> [Task details]: Without the pictures, can you quote each line below exactly?

>> START

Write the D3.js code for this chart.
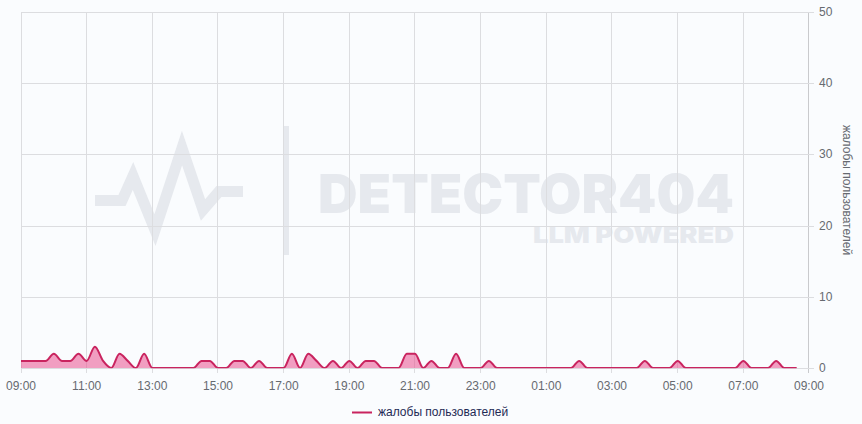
<!DOCTYPE html>
<html>
<head>
<meta charset="utf-8">
<script src="https://cdn.jsdelivr.net/npm/d3@7"></script>
<style>
  html, body { margin: 0; padding: 0; background: #fafcfe; }
  svg { display: block; font-family: "Liberation Sans", Arial, sans-serif; }
</style>
</head>
<body>
<script>
var seriesName = 'жалобы пользователей';
var tickSteps = [0, 8, 16, 24, 32, 40, 48, 56, 64, 72, 80, 88, 96];
var tickLabels = ['09:00', '11:00', '13:00', '15:00', '17:00', '19:00', '21:00', '23:00', '01:00', '03:00', '05:00', '07:00', '09:00'];
var yTicks = [0, 10, 20, 30, 40, 50];
// one value every 15 minutes from 09:00
var complaints = [
  1, 1, 1, 1, 2, 1, 1, 2, 1, 3, 1, 0, 2, 1, 0, 2,
  0, 0, 0, 0, 0, 0, 1, 1, 0, 0, 1, 1, 0, 1, 0, 0,
  0, 2, 0, 2, 1, 0, 1, 0, 1, 0, 1, 1, 0, 0, 0, 2,
  2, 0, 1, 0, 0, 2, 0, 0, 0, 1, 0, 0, 0, 0, 0, 0,
  0, 0, 0, 0, 1, 0, 0, 0, 0, 0, 0, 0, 1, 0, 0, 0,
  1, 0, 0, 0, 0, 0, 0, 0, 1, 0, 0, 0, 1, 0, 0
];
// the last reading comes a little late, about 08:37
var steps = complaints.map((d, i) => i == complaints.length - 1 ? 94.5 : i);

var w = 862;
var h = 424;
var plotLeft = 21, plotRight = 809, plotTop = 12, plotBottom = 368;

var x = d3.scaleLinear().domain([0, 96]).range([plotLeft, plotRight]);
var y = d3.scaleLinear().domain([0, 50]).range([plotBottom, plotTop]);

var svg = d3.select('body')
  .append('svg')
  .attr('width', w)
  .attr('height', h);

// the line is cut at the zero level, so the flat parts look thin
svg.append('clipPath')
  .attr('id', 'plot-clip')
  .append('rect')
  .attr('x', plotLeft)
  .attr('y', plotTop)
  .attr('width', plotRight - plotLeft)
  .attr('height', plotBottom - plotTop + .2);

// watermark sits under the grid
var wm = svg.append('g').attr('class', 'watermark');
wm.append('path')
  .attr('d', 'M95,200.5H122L133,176L155,230L182,148L203,210L219,191.5H243')
  .attr('fill', 'none')
  .attr('stroke', '#e6e9ee')
  .attr('stroke-width', 11);
wm.append('rect')
  .attr('x', 284).attr('y', 126)
  .attr('width', 5).attr('height', 129)
  .attr('fill', '#e6e9ee');
wm.append('text')
  .attr('x', 734).attr('y', 213)
  .attr('text-anchor', 'end')
  .attr('textLength', 416)
  .attr('lengthAdjust', 'spacingAndGlyphs')
  .attr('fill', '#e6e9ee')
  .style('font', '900 54px "Inter", sans-serif')
  .text('DETECTOR404');
wm.append('text')
  .attr('x', 734).attr('y', 243)
  .attr('text-anchor', 'end')
  .attr('textLength', 201)
  .attr('lengthAdjust', 'spacingAndGlyphs')
  .attr('fill', '#e6e9ee')
  .style('font', '900 23px "Inter", sans-serif')
  .text('LLM POWERED');

// grid
var gridX = d => Math.max(plotLeft, Math.floor(x(d) - .2)) + .5;

svg.selectAll('line.gx')
  .data(tickSteps)
  .enter()
  .append('line')
  .attr('class', 'gx')
  .attr('x1', gridX)
  .attr('x2', gridX)
  .attr('y1', plotTop)
  .attr('y2', plotBottom + 5)
  .attr('stroke', (d, i) => i == tickSteps.length - 1 ? '#c9cacd' : '#dcdde0');

svg.selectAll('line.gy')
  .data(yTicks)
  .enter()
  .append('line')
  .attr('class', 'gy')
  .attr('x1', plotLeft)
  .attr('x2', plotRight + 5)
  .attr('y1', d => Math.round(y(d)) + .5)
  .attr('y2', d => Math.round(y(d)) + .5)
  .attr('stroke', '#dcdde0');

// series
var area = d3.area()
  .x((d, i) => x(steps[i]))
  .y0(y(0))
  .y1(d => y(d))
  .curve(d3.curveMonotoneX);
var line = d3.line()
  .x((d, i) => x(steps[i]))
  .y(d => y(d))
  .curve(d3.curveMonotoneX);

svg.append('path')
  .datum(complaints)
  .attr('d', area)
  .attr('fill', '#e9518e')
  .attr('fill-opacity', .55);
svg.append('path')
  .datum(complaints)
  .attr('d', line)
  .attr('clip-path', 'url(#plot-clip)')
  .attr('fill', 'none')
  .attr('stroke', '#c9245f')
  .attr('stroke-width', 2);

// axis labels
svg.selectAll('text.xl')
  .data(tickSteps)
  .enter()
  .append('text')
  .attr('class', 'xl')
  .attr('x', d => x(d))
  .attr('y', 390)
  .attr('text-anchor', 'middle')
  .attr('fill', '#666a70')
  .attr('font-size', 12)
  .text((d, i) => tickLabels[i]);

svg.selectAll('text.yl')
  .data(yTicks)
  .enter()
  .append('text')
  .attr('class', 'yl')
  .attr('x', 819)
  .attr('y', d => y(d) + 4)
  .attr('fill', '#666a70')
  .attr('font-size', 12)
  .text(d => d);

svg.append('text')
  .attr('transform', 'translate(843,190) rotate(90)')
  .attr('text-anchor', 'middle')
  .attr('fill', '#666a70')
  .attr('font-size', 12)
  .text(seriesName);

// legend
svg.append('line')
  .attr('x1', 352).attr('x2', 372)
  .attr('y1', 412.5).attr('y2', 412.5)
  .attr('stroke', '#c9245f')
  .attr('stroke-width', 2);
svg.append('text')
  .attr('x', 378).attr('y', 416)
  .attr('fill', '#1f2a55')
  .attr('font-size', 12)
  .text(seriesName);
</script>
</body>
</html>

>> END

> [Solution to this problem]:
Write the D3.js code for this chart.
<!DOCTYPE html>
<html>
<head>
<meta charset="utf-8">
<script src="https://cdn.jsdelivr.net/npm/d3@7"></script>
<style>
  html, body { margin: 0; padding: 0; background: #fafcfe; }
  svg { display: block; font-family: "Liberation Sans", Arial, sans-serif; }
</style>
</head>
<body>
<script>
var seriesName = 'жалобы пользователей';
var tickSteps = [0, 8, 16, 24, 32, 40, 48, 56, 64, 72, 80, 88, 96];
var tickLabels = ['09:00', '11:00', '13:00', '15:00', '17:00', '19:00', '21:00', '23:00', '01:00', '03:00', '05:00', '07:00', '09:00'];
var yTicks = [0, 10, 20, 30, 40, 50];
// one value every 15 minutes from 09:00
var complaints = [
  1, 1, 1, 1, 2, 1, 1, 2, 1, 3, 1, 0, 2, 1, 0, 2,
  0, 0, 0, 0, 0, 0, 1, 1, 0, 0, 1, 1, 0, 1, 0, 0,
  0, 2, 0, 2, 1, 0, 1, 0, 1, 0, 1, 1, 0, 0, 0, 2,
  2, 0, 1, 0, 0, 2, 0, 0, 0, 1, 0, 0, 0, 0, 0, 0,
  0, 0, 0, 0, 1, 0, 0, 0, 0, 0, 0, 0, 1, 0, 0, 0,
  1, 0, 0, 0, 0, 0, 0, 0, 1, 0, 0, 0, 1, 0, 0
];
// the last reading comes a little late, about 08:37
var steps = complaints.map((d, i) => i == complaints.length - 1 ? 94.5 : i);

var w = 862;
var h = 424;
var plotLeft = 21, plotRight = 809, plotTop = 12, plotBottom = 368;

var x = d3.scaleLinear().domain([0, 96]).range([plotLeft, plotRight]);
var y = d3.scaleLinear().domain([0, 50]).range([plotBottom, plotTop]);

var svg = d3.select('body')
  .append('svg')
  .attr('width', w)
  .attr('height', h);

// the line is cut at the zero level, so the flat parts look thin
svg.append('clipPath')
  .attr('id', 'plot-clip')
  .append('rect')
  .attr('x', plotLeft)
  .attr('y', plotTop)
  .attr('width', plotRight - plotLeft)
  .attr('height', plotBottom - plotTop + .2);

// watermark sits under the grid
var wm = svg.append('g').attr('class', 'watermark');
wm.append('path')
  .attr('d', 'M95,200.5H122L133,176L155,230L182,148L203,210L219,191.5H243')
  .attr('fill', 'none')
  .attr('stroke', '#e6e9ee')
  .attr('stroke-width', 11);
wm.append('rect')
  .attr('x', 284).attr('y', 126)
  .attr('width', 5).attr('height', 129)
  .attr('fill', '#e6e9ee');
wm.append('text')
  .attr('x', 734).attr('y', 213)
  .attr('text-anchor', 'end')
  .attr('textLength', 416)
  .attr('lengthAdjust', 'spacingAndGlyphs')
  .attr('fill', '#e6e9ee')
  .style('font', '900 54px "Inter", sans-serif')
  .text('DETECTOR404');
wm.append('text')
  .attr('x', 734).attr('y', 243)
  .attr('text-anchor', 'end')
  .attr('textLength', 201)
  .attr('lengthAdjust', 'spacingAndGlyphs')
  .attr('fill', '#e6e9ee')
  .style('font', '900 23px "Inter", sans-serif')
  .text('LLM POWERED');

// grid
var gridX = d => Math.max(plotLeft, Math.floor(x(d) - .2)) + .5;

svg.selectAll('line.gx')
  .data(tickSteps)
  .enter()
  .append('line')
  .attr('class', 'gx')
  .attr('x1', gridX)
  .attr('x2', gridX)
  .attr('y1', plotTop)
  .attr('y2', plotBottom + 5)
  .attr('stroke', (d, i) => i == tickSteps.length - 1 ? '#c9cacd' : '#dcdde0');

svg.selectAll('line.gy')
  .data(yTicks)
  .enter()
  .append('line')
  .attr('class', 'gy')
  .attr('x1', plotLeft)
  .attr('x2', plotRight + 5)
  .attr('y1', d => Math.round(y(d)) + .5)
  .attr('y2', d => Math.round(y(d)) + .5)
  .attr('stroke', '#dcdde0');

// series
var area = d3.area()
  .x((d, i) => x(steps[i]))
  .y0(y(0))
  .y1(d => y(d))
  .curve(d3.curveMonotoneX);
var line = d3.line()
  .x((d, i) => x(steps[i]))
  .y(d => y(d))
  .curve(d3.curveMonotoneX);

svg.append('path')
  .datum(complaints)
  .attr('d', area)
  .attr('fill', '#e9518e')
  .attr('fill-opacity', .55);
svg.append('path')
  .datum(complaints)
  .attr('d', line)
  .attr('clip-path', 'url(#plot-clip)')
  .attr('fill', 'none')
  .attr('stroke', '#c9245f')
  .attr('stroke-width', 2);

// axis labels
svg.selectAll('text.xl')
  .data(tickSteps)
  .enter()
  .append('text')
  .attr('class', 'xl')
  .attr('x', d => x(d))
  .attr('y', 390)
  .attr('text-anchor', 'middle')
  .attr('fill', '#666a70')
  .attr('font-size', 12)
  .text((d, i) => tickLabels[i]);

svg.selectAll('text.yl')
  .data(yTicks)
  .enter()
  .append('text')
  .attr('class', 'yl')
  .attr('x', 819)
  .attr('y', d => y(d) + 4)
  .attr('fill', '#666a70')
  .attr('font-size', 12)
  .text(d => d);

svg.append('text')
  .attr('transform', 'translate(843,190) rotate(90)')
  .attr('text-anchor', 'middle')
  .attr('fill', '#666a70')
  .attr('font-size', 12)
  .text(seriesName);

// legend
svg.append('line')
  .attr('x1', 352).attr('x2', 372)
  .attr('y1', 412.5).attr('y2', 412.5)
  .attr('stroke', '#c9245f')
  .attr('stroke-width', 2);
svg.append('text')
  .attr('x', 378).attr('y', 416)
  .attr('fill', '#1f2a55')
  .attr('font-size', 12)
  .text(seriesName);
</script>
</body>
</html>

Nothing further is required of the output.